Oddly, The Merry Wives of Windsor is one of the few plays I’ve seen twice at the RSC – once back in 2012, and once now in 2018. This production, directed by RSC newcomer Fiona Laird, stars David Troughton as Falstaff and is set in an era that mixes traditional Elizabethan with contemporary Essex.
Tradition has it that Queen Elizabeth I asked for this play, owing to her fondness for the character of Falstaff; the production runs with this theory in a humorous Prologue which imagines Shakespeare receiving his orders from Her Majesty. Unlike most of Shakespeare’s other plays, Merry Wives features no royalty or nobility, just ordinary middle-class folks – doctors, tradesmen, tavern owners – and shows the women of the title getting their revenge on their would-be seducer, Falstaff.
This is a modern spin on the play: Mistresses Page and Quickly talk over their plots in a beauty salon, and the Fords’ back garden boasts a golden barbecue and a swimming pool. Falstaff is forced to hide in a wheelie bin, instead of the usual laundry basket, wheeled away by a pair of bemused Polish binmen. Yet the cast wear costumes and live in houses inspired by the sixteenth century, and they still evoke the legend of Herne the Hunter at the play’s end.

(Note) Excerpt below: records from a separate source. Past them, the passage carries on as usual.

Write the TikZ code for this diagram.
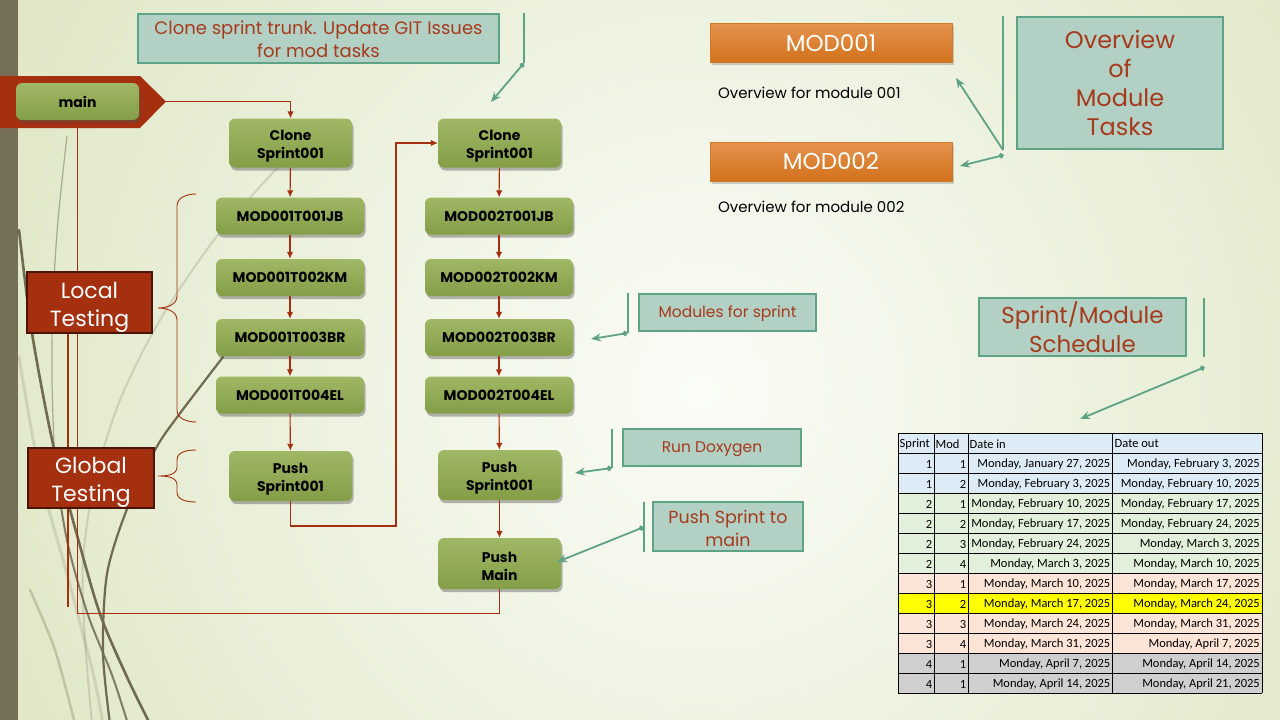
\documentclass[tikz,border=0pt]{standalone}
\usepackage{fontspec}
\setmainfont{Poppins}
\newfontfamily\tabfont{Carlito}
\usetikzlibrary{arrows.meta,shadows,calc}

\definecolor{bgin}{HTML}{FBFCF7}
\definecolor{bgout}{HTML}{DFE7C6}
\definecolor{band}{HTML}{766F58}
\definecolor{rust}{HTML}{A5300F}
\definecolor{rustdark}{HTML}{4A1408}
\definecolor{gtop}{HTML}{A0B865}
\definecolor{gbot}{HTML}{849D47}
\definecolor{teal}{HTML}{5EA386}
\definecolor{tealfill}{HTML}{B3D0C4}
\definecolor{ctext}{HTML}{A63A1C}
\definecolor{otop}{HTML}{E5934F}
\definecolor{obot}{HTML}{D2711A}
\definecolor{oborder}{HTML}{D07A28}
\definecolor{grass}{HTML}{6F6A50}
\definecolor{tblue}{HTML}{DDEBF7}
\definecolor{tgreen}{HTML}{E2EFDA}
\definecolor{tpeach}{HTML}{FCE4D6}
\definecolor{tyellow}{HTML}{FFFF00}
\definecolor{tgray}{HTML}{D0CECE}

\newcommand{\lift}[1]{\rule{0pt}{#1}}

\tikzset{
  gnode/.style={rounded corners=6pt, top color=gtop, bottom color=gbot, draw=none,
    align=center, inner sep=0pt, font=\bfseries\fontsize{14}{18}\selectfont,
    drop shadow={shadow xshift=1.5pt, shadow yshift=-3pt, opacity=0.4, fill=black!70}},
  widebox/.style={gnode, minimum width=148pt, minimum height=37pt},
  tallbox/.style={gnode, minimum width=123pt, minimum height=49pt},
  rarr/.style={draw=rust, line width=1.1pt, -{Latex[length=7pt,width=6.5pt]}},
  rline/.style={draw=rust, line width=1.1pt},
  tbar/.style={draw=teal, line width=1.8pt},
  tarr/.style={draw=teal, line width=1.8pt, {Diamond[length=6pt,width=6pt]}-{Stealth[length=10pt,width=8pt]}},
  tarrn/.style={draw=teal, line width=1.8pt, -{Stealth[length=10pt,width=8pt]}},
  callbox/.style={draw=teal, line width=2.2pt, fill=tealfill, text=ctext, align=center, inner sep=0pt},
  testbox/.style={draw=rustdark, line width=2pt, fill=rust, text=white, align=center, inner sep=0pt,
    font=\fontsize{22}{28}\selectfont},
  modbox/.style={draw=oborder, line width=0.8pt, top color=otop, bottom color=obot, text=white,
    font=\fontsize{23}{28}\selectfont, minimum width=242pt, minimum height=39pt, inner sep=0pt,
    drop shadow={shadow xshift=1.5pt, shadow yshift=-2.5pt, opacity=0.3, fill=black!60}},
  cell/.style={font=\tabfont\fontsize{12.5}{14}\selectfont, inner sep=0pt},
  grassline/.style={draw=grass, line cap=round},
}

\begin{document}
\begin{tikzpicture}[x=1pt,y=-1pt]
\useasboundingbox (0,0) rectangle (1280,720);
% background
\fill[bgout] (0,0) rectangle (1280,720);
\begin{scope}
\clip (0,0) rectangle (1280,720);
\shade[inner color=bgin, outer color=bgout] (700,390) circle[radius=780];
\end{scope}
\fill[band] (0,0) rectangle (18,720);

% decorative grass
\draw[grassline, line width=2.6pt] plot[smooth] coordinates {(19,230) (32,333) (53,444) (77,535) (100,614) (127,677) (150,724)};
\draw[grassline, line width=2.2pt] plot[smooth] coordinates {(223,357) (175,420) (155,450) (127,509) (107,574) (103,653) (110,724)};
\draw[grassline, line width=2pt, opacity=0.85] plot[smooth] coordinates {(55,470) (68,545) (88,615) (112,675) (128,724)};
\draw[grassline, line width=1.2pt, opacity=0.5] plot[smooth] coordinates {(67,136) (58,220) (53,300) (52,380) (55,470)};
\draw[grassline, line width=3pt, opacity=0.18] plot[smooth] coordinates {(19,357) (40,475) (67,574) (93,673) (103,724)};
\draw[grassline, line width=2pt, opacity=0.22] plot[smooth] coordinates {(280,165) (217,236) (160,320) (120,400) (95,480) (83,560) (85,640) (92,724)};
\draw[grassline, line width=2.4pt, opacity=0.3] plot[smooth] coordinates {(30,590) (55,650) (75,724)};

% main banner
\fill[rust] (0,76) -- (140,76) -- (166,101.5) -- (140,128) -- (0,128) -- cycle;
\coordinate (bantip) at (166,101.5);
\node[gnode, minimum width=123pt, minimum height=37pt, font=\bfseries\fontsize{14}{18}\selectfont] (main) at (77.5,101.5) {main};

% column 1
\node[tallbox] (c1) at (290.5,143) {\lift{16pt}Clone\\Sprint001};
\node[widebox] (m11) at (290,216) {MOD001T001JB};
\node[widebox] (m12) at (290,277.5) {MOD001T002KM};
\node[widebox] (m13) at (290,337.5) {MOD001T003BR};
\node[widebox] (m14) at (290,395) {MOD001T004EL};
\node[tallbox, minimum height=50pt] (p1) at (290.5,476) {\lift{16pt}Push\\Sprint001};

% column 2
\node[tallbox] (c2) at (499.5,143) {\lift{16pt}Clone\\Sprint001};
\node[widebox] (m21) at (499,216) {MOD002T001JB};
\node[widebox] (m22) at (499,277.5) {MOD002T002KM};
\node[widebox] (m23) at (499,337.5) {MOD002T003BR};
\node[widebox] (m24) at (499,395) {MOD002T004EL};
\node[tallbox, minimum height=50pt] (p2) at (499.5,475) {\lift{16pt}Push\\Sprint001};
\node[tallbox, minimum height=51pt] (pm) at (499.5,563.5) {\lift{16pt}Push\\Main};

% red connectors
\draw[rarr] (bantip) -| (c1.north);
\draw[rarr] (c1) -- (m11);
\draw[rarr] (m11) -- (m12);
\draw[rarr] (m12) -- (m13);
\draw[rarr] (m13) -- (m14);
\draw[rarr] (m14) -- (p1);
\coordinate (jog) at (396,526);
\draw[rarr] (p1.south) |- (jog) |- (c2.west);
\draw[rarr] (c2) -- (m21);
\draw[rarr] (m21) -- (m22);
\draw[rarr] (m22) -- (m23);
\draw[rarr] (m23) -- (m24);
\draw[rarr] (m24) -- (p2);
\draw[rarr] (p2) -- (pm);
\draw[rarr] (pm.south) -- ++(0,24) -| (main.south);
\coordinate (stubtop) at (68,333);
\coordinate (stubbot) at (68,607);
\draw[rline] (stubtop) -- (stubbot);

% testing labels
\node[testbox, minimum width=125pt, minimum height=61pt] (lt) at (89.5,302.5) {\lift{25pt}Local\\Testing};
\node[testbox, minimum width=126pt, minimum height=60pt] (gt) at (91,478) {\lift{25pt}Global\\Testing};

% braces
\draw[rust, line width=0.9pt] (196,194) to[out=180,in=90] (177,206) -- (177,296) to[out=-90,in=0] (158,308)
  to[out=0,in=90] (177,320) -- (177,410) to[out=-90,in=180] (196,422);
\draw[rust, line width=0.9pt] (196,450) to[out=180,in=90] (177,460) -- (177,467) to[out=-90,in=0] (158,476)
  to[out=0,in=90] (177,485) -- (177,492) to[out=-90,in=180] (196,502);

% callout: clone sprint trunk
\node[callbox, minimum width=361pt, minimum height=49pt, font=\fontsize{18}{23}\selectfont] (cl1) at (318.5,38.5) {\lift{15pt}Clone sprint trunk. Update GIT Issues\\for mod tasks};
\coordinate (cl1top) at (524,13);
\coordinate (cl1d) at (524,63);
\coordinate (cl1a) at (491,102);
\draw[tbar] (cl1top) -- (cl1d);
\draw[tarr] (cl1d) -- (cl1a);

% module overview
\node[modbox] (mod1) at (831,43) {MOD001};
\node[modbox] (mod2) at (831,161.5) {MOD002};
\node[anchor=west, inner sep=0pt, font=\fontsize{15}{18}\selectfont] (ov1) at (718,93) {Overview for module 001};
\node[anchor=west, inner sep=0pt, font=\fontsize{15}{18}\selectfont] (ov2) at (718,207) {Overview for module 002};

\node[callbox, minimum width=206pt, minimum height=132pt, font=\fontsize{24}{29}\selectfont] (omt) at (1120,83) {\lift{19pt}Overview\\of\\Module\\Tasks};
\coordinate (omttop) at (1003,16);
\coordinate (omtbot) at (1003,150);
\coordinate (omtd) at (1004,155);
\coordinate (omta1) at (956,78);
\coordinate (omta2) at (960,166);
\draw[tbar] (omttop) -- (omtbot);
\draw[tarrn] (omtbot) -- (omta1);
\draw[tarr] (omtd) -- (omta2);

% modules for sprint
\node[callbox, minimum width=177pt, minimum height=37pt, font=\fontsize{15.5}{19}\selectfont] (mfs) at (727.5,312.5) {\lift{15pt}Modules for sprint};
\coordinate (mfstop) at (628,293);
\coordinate (mfsd) at (628,333);
\coordinate (mfsa) at (591,339);
\draw[tbar] (mfstop) -- (mfsd);
\draw[tarr] (mfsd) -- (mfsa);

% run doxygen
\node[callbox, minimum width=178pt, minimum height=37pt, font=\fontsize{15.5}{19}\selectfont] (rd) at (712,447.5) {\lift{15pt}Run Doxygen};
\coordinate (rdtop) at (612,429);
\coordinate (rdd) at (612,468);
\coordinate (rda) at (575,473);
\draw[tbar] (rdtop) -- (rdd);
\draw[tarr] (rdd) -- (rda);

% push sprint to main
\node[callbox, minimum width=150pt, minimum height=49pt, font=\fontsize{17.5}{23}\selectfont] (psm) at (728,526.5) {\lift{17pt}Push Sprint to\\main};
\coordinate (psmtop) at (644,502);
\coordinate (psmbot) at (644,552);
\coordinate (psmd) at (644,527);
\coordinate (psma) at (557,562);
\draw[tbar] (psmtop) -- (psmbot);
\draw[tarr] (psmd) -- (psma);

% sprint/module schedule
\node[callbox, minimum width=207pt, minimum height=58pt, font=\fontsize{23}{29}\selectfont] (sms) at (1082.5,327) {\lift{18pt}Sprint/Module\\Schedule};
\coordinate (smstop) at (1204,298);
\coordinate (smsbot) at (1204,357);
\coordinate (smsd) at (1205,367);
\coordinate (smsa) at (1080,419);
\draw[tbar] (smstop) -- (smsbot);
\draw[tarr] (smsd) -- (smsa);

% schedule table
\fill[tblue] (898,433) rectangle (1262,453);
\node[cell, anchor=west] (h1) at (899.5,444) {Sprint};
\node[cell, anchor=west] (h2) at (935.5,444) {Mod};
\node[cell, anchor=west] (h3) at (969.5,444) {Date in};
\node[cell, anchor=west] (h4) at (1114.5,444) {Date out};
\foreach \s/\m/\din/\dout/\c [count=\i from 0] in {
1/1/{Monday, January 27, 2025}/{Monday, February 3, 2025}/tblue,
1/2/{Monday, February 3, 2025}/{Monday, February 10, 2025}/tblue,
2/1/{Monday, February 10, 2025}/{Monday, February 17, 2025}/tgreen,
2/2/{Monday, February 17, 2025}/{Monday, February 24, 2025}/tgreen,
2/3/{Monday, February 24, 2025}/{Monday, March 3, 2025}/tgreen,
2/4/{Monday, March 3, 2025}/{Monday, March 10, 2025}/tgreen,
3/1/{Monday, March 10, 2025}/{Monday, March 17, 2025}/tpeach,
3/2/{Monday, March 17, 2025}/{Monday, March 24, 2025}/tyellow,
3/3/{Monday, March 24, 2025}/{Monday, March 31, 2025}/tpeach,
3/4/{Monday, March 31, 2025}/{Monday, April 7, 2025}/tpeach,
4/1/{Monday, April 7, 2025}/{Monday, April 14, 2025}/tgray,
4/1/{Monday, April 14, 2025}/{Monday, April 21, 2025}/tgray}
{
  \pgfmathsetmacro\yt{453+20*\i}
  \fill[\c] (898,\yt) rectangle (1262,\yt+20);
  \node[cell, anchor=east] (rs\i) at (932.5,\yt+11) {\s};
  \node[cell, anchor=east] (rm\i) at (966.5,\yt+11) {\m};
  \node[cell, anchor=east] (ri\i) at (1110.5,\yt+11) {\din};
  \node[cell, anchor=east] (ro\i) at (1260,\yt+11) {\dout};
}
\foreach \k in {0,...,13} {
  \draw[black, line width=0.9pt] (898,433+20*\k) -- (1262,433+20*\k);
}
\foreach \xx in {898,934,968,1112,1262} {
  \draw[black, line width=0.9pt] (\xx,433) -- (\xx,693);
}
\end{tikzpicture}
\end{document}
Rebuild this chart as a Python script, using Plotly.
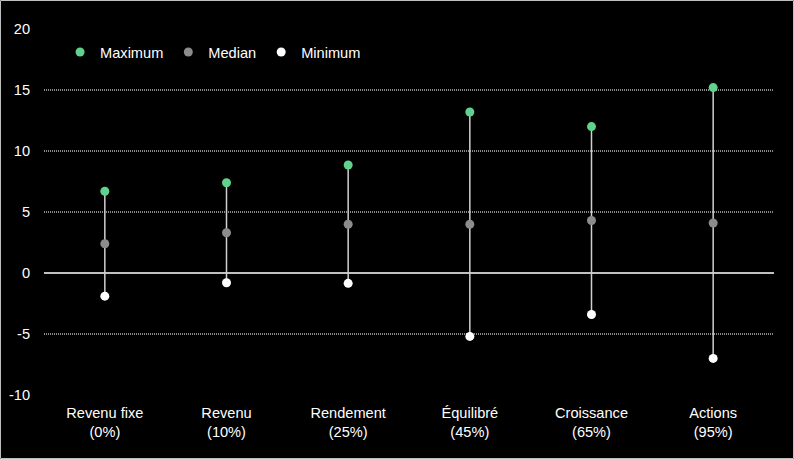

Merry Wives has got to be one of the funniest Shakespeare comedies, and the cast make the most of it. David Troughton is a superbly entertaining Falstaff, and Rebecca Lacey and Beth Cordingly as Mistresses Page and Ford are a match for him. The supporting characters provide great entertainment – Jonathan Cullen as Dr Caius, David Acton as the Welsh Parson, and Charlotte Josephine as Bardolph, as well as Ishia Bennison as Mistress Quickly.
I loved this production – it was hugely entertaining and great fun, and should appeal to those who are unsure about Shakespeare as well as those who love his work.